Machine Learning for Differential Geometry and Geometric Analysis
A central strand of my research is the development and application of machine learning techniques to problems in differential geometry and geometric analysis, where explicit closed-form solutions are rare and one must confront the intrinsic complexity of curved spaces head-on. The aim is to train neural networks to approximate geometric objects directly from the equations they satisfy, enabling new quantitative investigations and qualitative insights into long-standing existence questions. A key contribution in this direction is AInstein, a semi-supervised machine learning framework for finding numerical Einstein metrics on arbitrary Riemannian manifolds, developed with Ed Hirst and Alex Stapleton. Its architecture mirrors the patching structure of a manifold through a pair of parallel subnetworks, trained with loss components encoding the Einstein equation and the transition function between patches. Applied to spheres in dimensions two through five, AInstein recovers known positive-curvature Einstein metrics and provides new numerical evidence against the existence of Ricci-flat metrics on S4 and S5 — a long-standing open problem. More recently, as a result of a research project born at the LOGML 2025 workshop, I applied a physics-informed neural network approach to the Nirenberg problem: does a function K on S2 arise as the Gaussian curvature of some metric conformal to the round one?
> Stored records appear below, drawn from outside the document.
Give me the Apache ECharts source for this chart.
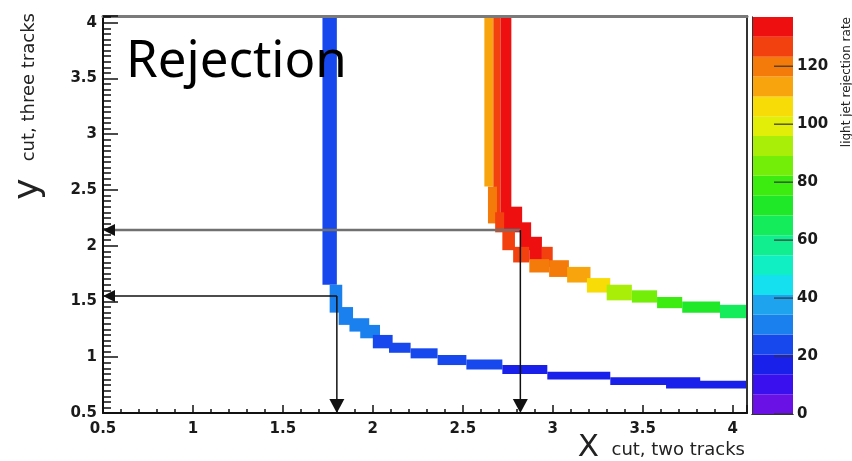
<!DOCTYPE html>
<html>
<head>
<meta charset="utf-8">
<script src="https://cdn.jsdelivr.net/npm/echarts@6/dist/echarts.min.js"></script>
<style>
html, body { margin: 0; padding: 0; background: #fff; }
#chart { width: 852px; height: 461px; }
</style>
</head>
<body>
<div id="chart"></div>
<script>
// Axis ranges of the cut plane and of the rejection-rate scale
const xRange = [0.5, 4.08];
const yRange = [0.5, 4.06];
const zRange = [0, 137];
const xTicks = [0.5, 1, 1.5, 2, 2.5, 3, 3.5, 4];
const yTicks = [0.5, 1, 1.5, 2, 2.5, 3, 3.5, 4];
const zTicks = [0, 20, 40, 60, 80, 100, 120];

// 20-level rainbow palette, violet (low) to red (high)
const palette = [
  '#6a12e6', '#3a10ee', '#1820ea', '#1648ee', '#1a80ee',
  '#1ea4ee', '#14e0f0', '#10eec4', '#10ee90', '#14ec5c',
  '#1ee828', '#3cec10', '#72ee08', '#a8ee08', '#e2ee08',
  '#f8dc08', '#f8a40c', '#f47a0a', '#f2400e', '#ee1010'
];

// Bins of the first working-point contour: [xLow, xHigh, yLow, yHigh, rejection]
const lowContour = [
  [1.72, 1.80, 1.65, 4.06, 24],
  [1.76, 1.83, 1.40, 1.65, 30],
  [1.81, 1.89, 1.29, 1.45, 31],
  [1.87, 1.98, 1.23, 1.35, 30],
  [1.93, 2.04, 1.17, 1.29, 28],
  [2.00, 2.11, 1.08, 1.20, 26],
  [2.09, 2.21, 1.04, 1.13, 25],
  [2.21, 2.36, 0.99, 1.08, 24],
  [2.36, 2.52, 0.93, 1.02, 23],
  [2.52, 2.72, 0.89, 0.98, 21],
  [2.72, 2.97, 0.85, 0.93, 20],
  [2.97, 3.32, 0.80, 0.87, 18],
  [3.32, 3.82, 0.75, 0.82, 17],
  [3.63, 4.08, 0.72, 0.79, 16]
];

// Bins of the second working-point contour: [xLow, xHigh, yLow, yHigh, rejection]
const highContour = [
  [2.62, 2.67, 2.53, 4.06, 113],
  [2.67, 2.71, 2.21, 4.06, 127],
  [2.71, 2.77, 2.14, 4.06, 134],
  [2.64, 2.69, 2.20, 2.53, 120],
  [2.76, 2.83, 2.12, 2.35, 133],
  [2.68, 2.73, 2.12, 2.30, 124],
  [2.72, 2.79, 1.96, 2.14, 126],
  [2.82, 2.88, 1.96, 2.21, 132],
  [2.78, 2.87, 1.85, 1.99, 125],
  [2.87, 2.94, 1.87, 2.08, 131],
  [2.94, 3.00, 1.81, 1.99, 126],
  [2.87, 2.98, 1.76, 1.88, 121],
  [2.98, 3.09, 1.72, 1.87, 119],
  [3.08, 3.21, 1.67, 1.81, 112],
  [3.19, 3.32, 1.58, 1.71, 105],
  [3.30, 3.44, 1.51, 1.65, 93],
  [3.44, 3.58, 1.49, 1.60, 86],
  [3.58, 3.72, 1.44, 1.54, 79],
  [3.72, 3.93, 1.40, 1.50, 74],
  [3.93, 4.08, 1.35, 1.47, 66]
];

// Chosen cut values: [x cut, y cut]
const workingPoints = [
  [1.80, 1.55],
  [2.82, 2.14]
];

// Drop lines from each working point to the two axes
const arrowSegments = [];
workingPoints.forEach(function (p, i) {
  arrowSegments.push([p[0], p[1], xRange[0], p[1], i * 2]);
  arrowSegments.push([p[0], p[1], p[0], yRange[0], i * 2 + 1]);
});
const arrowLook = [
  { color: '#111', width: 1.5, head: 12, headW: 12 },
  { color: '#111', width: 1.5, head: 14, headW: 15 },
  { color: '#707070', width: 2.5, head: 12, headW: 12 },
  { color: '#111', width: 1.5, head: 14, headW: 15 }
];

const nLevels = palette.length;
const levelStep = (zRange[1] - zRange[0]) / nLevels;
function rateColor(v) {
  const k = Math.max(0, Math.min(nLevels - 1, Math.floor((v - zRange[0]) / levelStep)));
  return palette[k];
}
const paletteBands = palette.map(function (c, i) {
  return [zRange[0] + i * levelStep, zRange[0] + (i + 1) * levelStep, i];
});

const labelFont = { fontFamily: 'DejaVu Sans', fontSize: 15, fontWeight: 'bold', color: '#1a1a1a' };
function tickFormatter(list) {
  return function (v) {
    for (let i = 0; i < list.length; i++) {
      if (Math.abs(list[i] - v) < 1e-6) return String(list[i]);
    }
    return '';
  };
}

const plotRect = { left: 103, top: 16, width: 644, height: 397 };
const barRect = { left: 752, top: 17, width: 41, height: 397 };

function binItem(params, api) {
  const p0 = api.coord([api.value(0), api.value(3)]);
  const p1 = api.coord([api.value(1), api.value(2)]);
  return {
    type: 'rect',
    shape: { x: p0[0], y: p0[1], width: p1[0] - p0[0], height: p1[1] - p0[1] },
    style: { fill: rateColor(api.value(4)) }
  };
}

function frameAxis(grid, pos, color, width) {
  return {
    gridIndex: grid, type: 'value', position: pos, z: 10,
    axisLine: { show: true, lineStyle: { color: color, width: width } },
    axisTick: { show: false }, axisLabel: { show: false }, splitLine: { show: false }
  };
}

const option = {
  animation: false,
  backgroundColor: '#fff',
  grid: [
    Object.assign({}, plotRect),
    Object.assign({}, plotRect),
    Object.assign({}, barRect)
  ],
  xAxis: [
    {
      gridIndex: 0, type: 'value', position: 'bottom', min: xRange[0], max: xRange[1], interval: 0.5, z: 10,
      axisLine: { show: true, lineStyle: { color: '#111', width: 2 } },
      axisTick: { show: true, inside: true, length: 8, lineStyle: { color: '#111', width: 1.5 } },
      axisLabel: Object.assign({ margin: 9, formatter: tickFormatter(xTicks) }, labelFont),
      splitLine: { show: false }
    },
    Object.assign(frameAxis(0, 'top', '#7a7a7a', 3), { min: xRange[0], max: xRange[1] }),
    {
      gridIndex: 1, type: 'value', position: 'bottom', min: xRange[0], max: xRange[1], interval: 0.1, z: 10,
      axisLine: { show: false },
      axisTick: { show: true, inside: true, length: 4, lineStyle: { color: '#111', width: 1.5 } },
      axisLabel: { show: false }, splitLine: { show: false }
    },
    Object.assign(frameAxis(2, 'bottom', '#333', 1), { min: 0, max: 1 }),
    Object.assign(frameAxis(2, 'top', '#333', 1), { min: 0, max: 1 })
  ],
  yAxis: [
    {
      gridIndex: 0, type: 'value', position: 'left', min: yRange[0], max: yRange[1], interval: 0.5, z: 10,
      axisLine: { show: true, lineStyle: { color: '#111', width: 2 } },
      axisTick: { show: true, inside: true, length: 15, lineStyle: { color: '#111', width: 1.5 } },
      axisLabel: Object.assign({ margin: 6, formatter: tickFormatter(yTicks) }, labelFont),
      splitLine: { show: false }
    },
    Object.assign(frameAxis(0, 'right', '#333', 2), { min: yRange[0], max: yRange[1] }),
    {
      gridIndex: 1, type: 'value', position: 'left', min: yRange[0], max: yRange[1], interval: 0.05, z: 10,
      axisLine: { show: false },
      axisTick: { show: true, inside: true, length: 8, lineStyle: { color: '#111', width: 1.5 } },
      axisLabel: { show: false }, splitLine: { show: false }
    },
    {
      gridIndex: 2, type: 'value', position: 'right', min: zRange[0], max: zRange[1], interval: 20, z: 10,
      axisLine: { show: true, lineStyle: { color: '#333', width: 1 } },
      axisTick: { show: false },
      axisLabel: Object.assign({ margin: 4, formatter: tickFormatter(zTicks) }, labelFont),
      splitLine: { show: false }
    },
    Object.assign(frameAxis(2, 'left', '#333', 1), { min: zRange[0], max: zRange[1] })
  ],
  series: [
    {
      type: 'custom', name: 'working point A', xAxisIndex: 0, yAxisIndex: 0,
      encode: { x: [0, 1], y: [2, 3] }, renderItem: binItem, data: lowContour, z: 2
    },
    {
      type: 'custom', name: 'working point B', xAxisIndex: 0, yAxisIndex: 0,
      encode: { x: [0, 1], y: [2, 3] }, renderItem: binItem, data: highContour, z: 2
    },
    {
      type: 'custom', name: 'cuts', xAxisIndex: 0, yAxisIndex: 0, z: 5,
      encode: { x: [0, 2], y: [1, 3] },
      renderItem: function (params, api) {
        const a = api.coord([api.value(0), api.value(1)]);
        const b = api.coord([api.value(2), api.value(3)]);
        const look = arrowLook[api.value(4)];
        const dx = b[0] - a[0], dy = b[1] - a[1];
        const len = Math.sqrt(dx * dx + dy * dy) || 1;
        const ux = dx / len, uy = dy / len;
        const bx = b[0] - ux * look.head, by = b[1] - uy * look.head;
        const hw = look.headW / 2;
        return {
          type: 'group',
          children: [
            { type: 'line', shape: { x1: a[0], y1: a[1], x2: bx, y2: by },
              style: { stroke: look.color, lineWidth: look.width } },
            { type: 'polygon',
              shape: { points: [[b[0], b[1]], [bx - uy * hw, by + ux * hw], [bx + uy * hw, by - ux * hw]] },
              style: { fill: '#111' } }
          ]
        };
      },
      data: arrowSegments
    },
    {
      type: 'custom', name: 'palette', xAxisIndex: 3, yAxisIndex: 3, z: 2,
      encode: { y: [0, 1] },
      renderItem: function (params, api) {
        const p0 = api.coord([0, api.value(1)]);
        const p1 = api.coord([1, api.value(0)]);
        return {
          type: 'rect',
          shape: { x: p0[0], y: p0[1], width: p1[0] - p0[0], height: p1[1] - p0[1] },
          style: { fill: palette[api.value(2)] }
        };
      },
      data: paletteBands
    },
    {
      // tick marks of the palette axis, drawn inward from its right edge
      type: 'custom', name: 'palette ticks', xAxisIndex: 3, yAxisIndex: 3, z: 6,
      encode: { y: 0 },
      renderItem: function (params, api) {
        const p = api.coord([1, api.value(0)]);
        return {
          type: 'line',
          shape: { x1: p[0] - 19, y1: p[1], x2: p[0], y2: p[1] },
          style: { stroke: '#333', lineWidth: 1.5, opacity: 0.8 }
        };
      },
      data: zTicks.map(function (t) { return [t]; })
    }
  ],
  graphic: [
    {
      type: 'text', x: 126, y: 62, z: 100,
      style: { text: 'Rejection', fontFamily: 'Noto Sans', fontSize: 51, fill: '#000', align: 'left', verticalAlign: 'middle' }
    },
    {
      type: 'text', x: 38, y: 13, rotation: Math.PI / 2, z: 100,
      style: { text: 'cut, three tracks', fontFamily: 'DejaVu Sans', fontSize: 18, fill: '#222', align: 'right', verticalAlign: 'bottom' }
    },
    {
      type: 'text', x: 47, y: 189, rotation: Math.PI / 2, z: 100,
      style: { text: 'y', fontFamily: 'DejaVu Sans', fontSize: 36, fill: '#222', align: 'center', verticalAlign: 'bottom' }
    },
    {
      type: 'text', x: 745, y: 459, z: 100,
      style: { text: 'cut, two tracks', fontFamily: 'DejaVu Sans', fontSize: 18, fill: '#222', align: 'right', verticalAlign: 'bottom' }
    },
    {
      type: 'text', x: 599, y: 463, z: 100,
      style: { text: 'X', fontFamily: 'DejaVu Sans', fontSize: 31, fill: '#222', align: 'right', verticalAlign: 'bottom' }
    },
    {
      type: 'text', x: 853, y: 17, rotation: Math.PI / 2, z: 100,
      style: { text: 'light jet rejection rate', fontFamily: 'DejaVu Sans', fontSize: 12, fill: '#222', align: 'right', verticalAlign: 'bottom' }
    }
  ]
};

const chart = echarts.init(document.getElementById('chart'), null, { renderer: 'canvas' });
chart.setOption(option);
</script>
</body>
</html>
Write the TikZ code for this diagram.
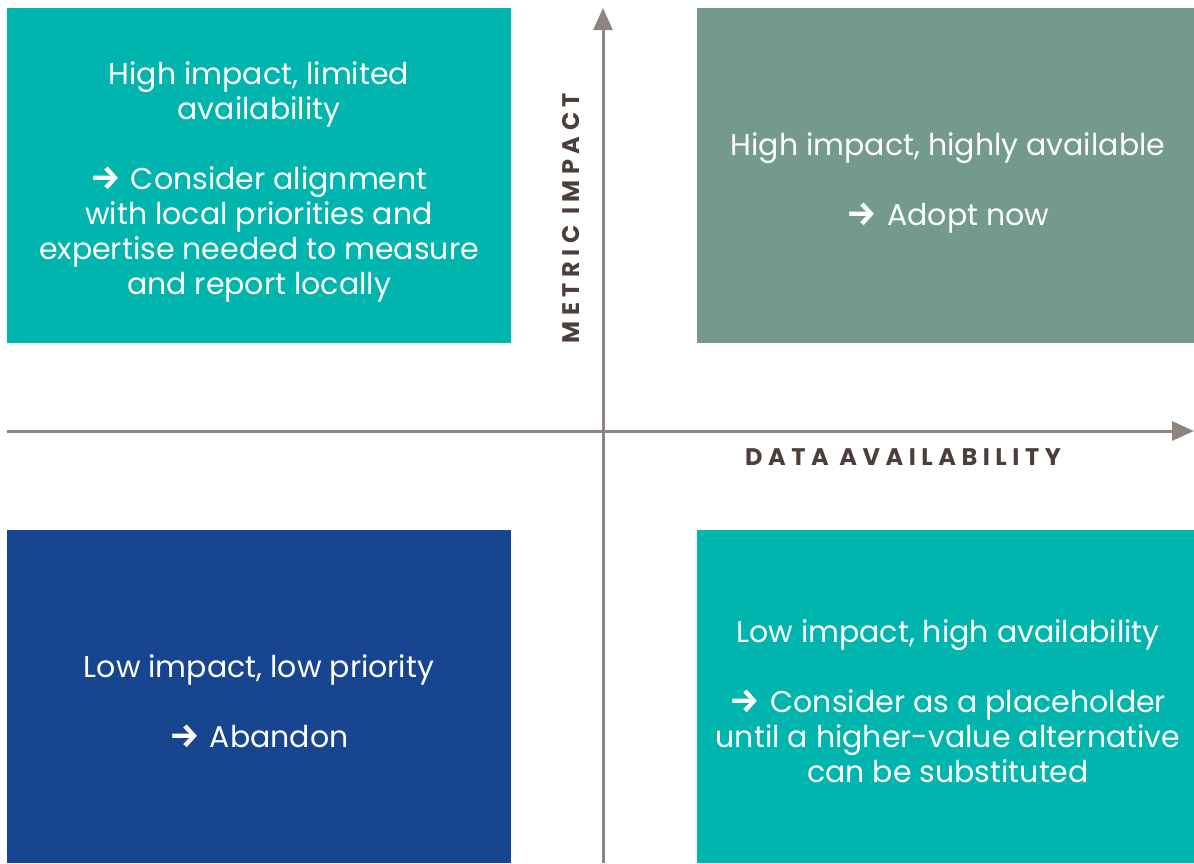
\documentclass[tikz,border=0pt]{standalone}
\usepackage{fontspec}
\setmainfont{Poppins}
\newfontfamily\arrowfont{Fira Sans}
\newfontfamily\axisfont[LetterSpace=23]{Poppins}
\usetikzlibrary{arrows.meta}
\definecolor{tealq}{HTML}{00B5AD}
\definecolor{sageq}{HTML}{739A8B}
\definecolor{navyq}{HTML}{174590}
\definecolor{axisq}{HTML}{8E8580}
\definecolor{labelq}{HTML}{4A3F3A}
\newcommand{\rarr}{{\arrowfont\bfseries\fontsize{34}{35}\selectfont\char"2192}\hspace{2pt}}
\tikzset{
  quad/.style={draw=none, inner sep=0pt},
  qtext/.style={text=white, align=center, font=\fontsize{30}{35}\selectfont},
  axis/.style={draw=axisq, line width=3pt, -{Triangle[length=22pt,width=19pt]}},
  axislabel/.style={text=labelq, font=\axisfont\bfseries\fontsize{24}{28}\selectfont}
}
\begin{document}
\begin{tikzpicture}[x=1pt,y=-1pt]
\useasboundingbox (0,0) rectangle (1194,863);
\fill[tealq] (7,8) rectangle (511,343);
\fill[sageq] (697,8) rectangle (1194,343);
\fill[navyq] (7,530) rectangle (511,863);
\fill[tealq] (697,530) rectangle (1194,863);
\coordinate (vs) at (603,863);
\coordinate (ve) at (603,8);
\coordinate (hs) at (7,431);
\coordinate (he) at (1194,431);
\draw[axis] (vs) -- (ve);
\draw[axis] (hs) -- (he);
\node[axislabel, rotate=90] (ylab) at (571,218) {METRIC IMPACT};
\node[axislabel] (xlab) at (903,457) {DATA AVAILABILITY};
\node[qtext] (tl) at (259,182) {High impact, limited\\availability\\[35pt]\rarr\ Consider alignment\\with local priorities and\\expertise needed to measure\\and report locally};
\node[qtext] (tr) at (948,183) {High impact, highly available\\[35pt]\rarr\ Adopt now};
\node[qtext] (bl) at (259,701) {Low impact, low priority\\[35pt]\rarr\ Abandon};
\node[qtext] (br) at (948,701) {Low impact, high availability\\[35pt]\rarr\ Consider as a placeholder\\until a higher-value alternative\\can be substituted};
\end{tikzpicture}
\end{document}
Our method directly parametrises the conformal factor globally and uses the curvature equation as loss, consistently and sharply distinguishing realisable from non-realisable prescribed curvatures. These results establish a programme in which neural solvers serve as exploratory tools for fundamental existence questions in geometric analysis.
Exotic Spheres
Exotic spheres — smooth manifolds that are homeomorphic but not diffeomorphic to standard spheres — represent one of the most beautiful and subtle phenomena in differential topology, and their differential geometry remains only partially understood. My research on these objects is purely analytical so far. In an early work, I developed an inverse Kaluza-Klein approach to construct explicit coordinate expressions for Riemannian metrics on exotic seven-spheres. By identifying Milnor's bundles as non-principal bundles with homogeneous fibres, I derived a general metric ansatz in terms of a base metric on S4, a fibre metric on S3, and a connection on the structure SO(4)-bundle, and subsequently performed a non-abelian Kaluza-Klein reduction to obtain four-dimensional Einstein-Yang-Mills solutions — whose distinction from the ordinary sphere is encoded in the winding numbers of the instantons involved. Building on this, in collaboration with David Berman and Martin Cederwall, I undertook a deeper geometric study of the Gromoll-Meyer sphere. Starting from a Kaluza-Klein ansatz with SU(2) instantons over a round S4 base and working throughout in a natural quaternionic language, we identified the metric's moduli space with that of the instantons quotiented by the base isometry, computed the Ricci tensor explicitly for the configuration of maximal symmetry, and established bounds on the base radius ensuring positive Ricci curvature. These works deepen our understanding of the differential geometry of exotic spheres, also laying the analytical foundations for future numerical investigations, a direction I am actively pursuing with the AInstein framework.
String Theory
String theory has been the broader intellectual context for much of my research, providing both the motivation for the geometric structures I study and a fertile environment for novel mathematical ideas. My MSc dissertation explored generalised geometry — Hitchin's unification of the tangent and cotangent bundles — and its central role in encoding the symmetries and field content of Type II superstring theory, including T-duality and the NS-NS sector. This foundation shaped subsequent work on the algebraic and structural aspects of extended field theories. In collaboration with Berman, I investigated a generalisation of Yang-Mills self-duality in the presence of a non-trivial involution on the colour space. This "twisted self-duality" admits explicit solutions for su(2) ⊕ su(2) gauge theory and, upon dimensional reduction, yields families of nonlinear equations in lower dimensions; crucially, it was shown to emerge naturally from E7 exceptional field theory via Scherk-Schwarz reduction, connecting the construction to the broader programme of U-duality in M-theory. Separately, the Calabi-Yau manifolds I have studied with machine learning methods — including a complete enumeration of complete intersection five-folds, the computation of their Hodge-theoretic data, and the generation of new databases of hypersurface six-folds — are directly motivated by their role as string compactification spaces, and the topological invariants computed are of immediate relevance to the study of low-dimensional string vacua.